Polyurethane reaction injection molding (RIM) technology was developed in the late 1960s by Bayer AG. Since then, the technology has evolved dramatically as more and more product designers and manufacturers have learned to tap the unique capabilities and benefits of RIM for an ever-growing range of products. The universal physical characteristics of polyurethane RIM parts are high strength and low weight. Like thermoplastic injection molding, RIM is a plastics-forming process that uses molds to form parts. But the similarity ends there.

 

The polyurethanes begin as two liquid components, compared with the pellet form of most thermoplastics. These liquid components - an isocyanate and a polyol - are developed in two-part formulations, which are often called polyurethane RIM systems.
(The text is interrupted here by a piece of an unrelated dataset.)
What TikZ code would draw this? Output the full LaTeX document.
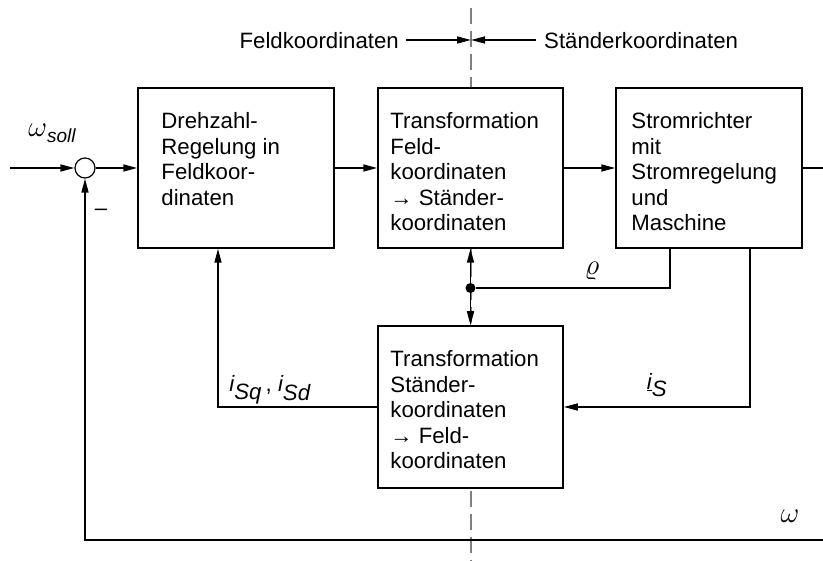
\RequirePackage{fix-cm}
\documentclass[tikz,border=0pt]{standalone}
\usepackage{fontspec}
\setmainfont{Liberation Sans}
\usetikzlibrary{arrows.meta}
\begin{document}
\begin{tikzpicture}[x=1pt,y=-1pt,
  blk/.style={draw,line width=1.5pt,fill=white,inner sep=0pt},
  txt/.style={anchor=north west,align=left,inner sep=0pt,font=\fontsize{22.2}{25.5}\selectfont},
  lbl/.style={inner sep=0pt,font=\fontsize{22.2}{25.5}\selectfont},
  greek/.style={inner sep=0pt,font=\fontsize{29}{30}\selectfont},
  sig/.style={line width=1.5pt},
  arr/.style={sig,-{Triangle[length=14pt,width=7pt]}},
  sep/.style={draw=gray,line width=1.2pt,dash pattern=on 16pt off 7pt}]
\useasboundingbox (0,0) rectangle (823,561);

% separation line between field and stator coordinates
\coordinate (septop) at (471,8);
\coordinate (sepbot) at (471,561);
\draw[sep] (septop) -- (sepbot);

% header labels
\node[lbl,anchor=east] (feld) at (399,41) {Feldkoordinaten};
\node[lbl,anchor=west] (staend) at (544,41) {Ständerkoordinaten};
\coordinate (fa) at (406,40);
\coordinate (sa) at (536,40);
\coordinate (mid) at (471,40);
\draw[arr] (fa) -- (mid);
\draw[arr] (sa) -- (mid);

% blocks
\node[blk,minimum width=196pt,minimum height=160pt] (b1) at (236,168) {};
\node[blk,minimum width=185pt,minimum height=160pt] (b2) at (470.5,168) {};
\node[blk,minimum width=186pt,minimum height=160pt] (b3) at (709,168) {};
\node[blk,minimum width=185pt,minimum height=162pt] (b4) at (470.5,407) {};

\node[txt] (t1) at ([xshift=24pt,yshift=-25pt]b1.north west) {Drehzahl-\\Regelung in\\Feldkoor-\\dinaten};
\node[txt] (t2) at ([xshift=13pt,yshift=-25pt]b2.north west) {Transformation\\Feld-\\koordinaten\\→ Ständer-\\koordinaten};
\node[txt] (t3) at ([xshift=16pt,yshift=-25pt]b3.north west) {Stromrichter\\mit\\Stromregelung\\und\\Maschine};
\node[txt] (t4) at ([xshift=13pt,yshift=-25pt]b4.north west) {Transformation\\Ständer-\\koordinaten\\→ Feld-\\koordinaten};

% summing point
\node[circle,draw,line width=1.2pt,fill=white,minimum size=20pt,inner sep=0pt] (sum) at (85,168) {};

% forward path
\coordinate (in) at (10,168);
\coordinate (out) at (823,168);
\draw[arr] (in) -- (sum.west);
\draw[arr] (sum.east) -- (b1.west);
\draw[arr] (b1.east) -- (b2.west);
\draw[arr] (b2.east) -- (b3.west);
\draw[sig] (b3.east) -- (out);

% rotor angle
\coordinate (rx) at (670,288);
\node[circle,fill,inner sep=0pt,minimum size=10pt] (dot) at (470.5,288) {};
\draw[sig] (rx |- b3.south) -- (rx) -- (dot);
\draw[arr] (dot) -- (b2.south);
\draw[arr] (dot) -- (b4.north);

% stator current
\coordinate (sx) at (750,407);
\draw[arr] (sx |- b3.south) -- (sx) -- (b4.east);

% field-oriented currents
\coordinate (qx) at (218,407);
\draw[arr] (b4.west) -- (qx) -- (qx |- b1.south);

% speed feedback
\coordinate (wr) at (823,540);
\coordinate (wl) at (85,540);
\draw[arr] (wr) -- (wl) -- (sum.south);

% labels
\node[greek] (wsoll) at (52,133) {$\omega$\raisebox{-6pt}{\fontsize{19}{20}\selectfont\itshape soll}};
\node[lbl] (minus) at (101,212) {–};
\node[greek] (rho) at (592,271) {$\varrho$};
\node[lbl] (isqd) at (270,390) {$\textit{i}_{\textit{Sq}}$\,, $\textit{i}_{\textit{Sd}}$};
\node[lbl] (is) at (657,385) {$\underline{\textit{i}}_{\textit{S}}$};
\node[greek] (w) at (790,516) {$\omega$};
\end{tikzpicture}
\end{document}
Depending on how the polyurethane RIM system is formulated, the parts molded with it can be a foam or a solid, and they can vary from flexible to extremely rigid. Thus, polyurethane RIM processing can produce virtually anything from a very flexible foam-core part to a rigid solid part. Part density can vary widely, too, with specific gravities ranging from 0.2 to 1.6.



 

At the heart of the polyurethane RIM process is a chemical reaction between the two liquid components, which are held in separate, temperature-controlled feed tanks equipped with agitators. From these tanks, the isocyanate and polyol feed through supply lines to metering units that precisely meter both components, at high pressure, to a mixhead device.

 

When injection of the liquids into the mold begins, the valves in the mixhead open. The liquid reactants enter a chamber in the mixhead at pressures between 1,500 and 3,000 psi, and they are intensively mixed by high-velocity impingement. From the mix chamber, the liquid then flows into the mold at approximately atmospheric pressure. Inside the mold, the liquid undergoes an exothermic chemical reaction, which forms the polyurethane polymer in the mold.

 

Shot and cycle times vary, depending on the part size and the polyurethane system used. An average mold for an elastomeric part may be filled in one second or less and be ready for demolding in 30-60 seconds. Special extended gel-time polyurethane RIM systems allow the processor enough time to fill very large molds using equipment originally designed for smaller molds.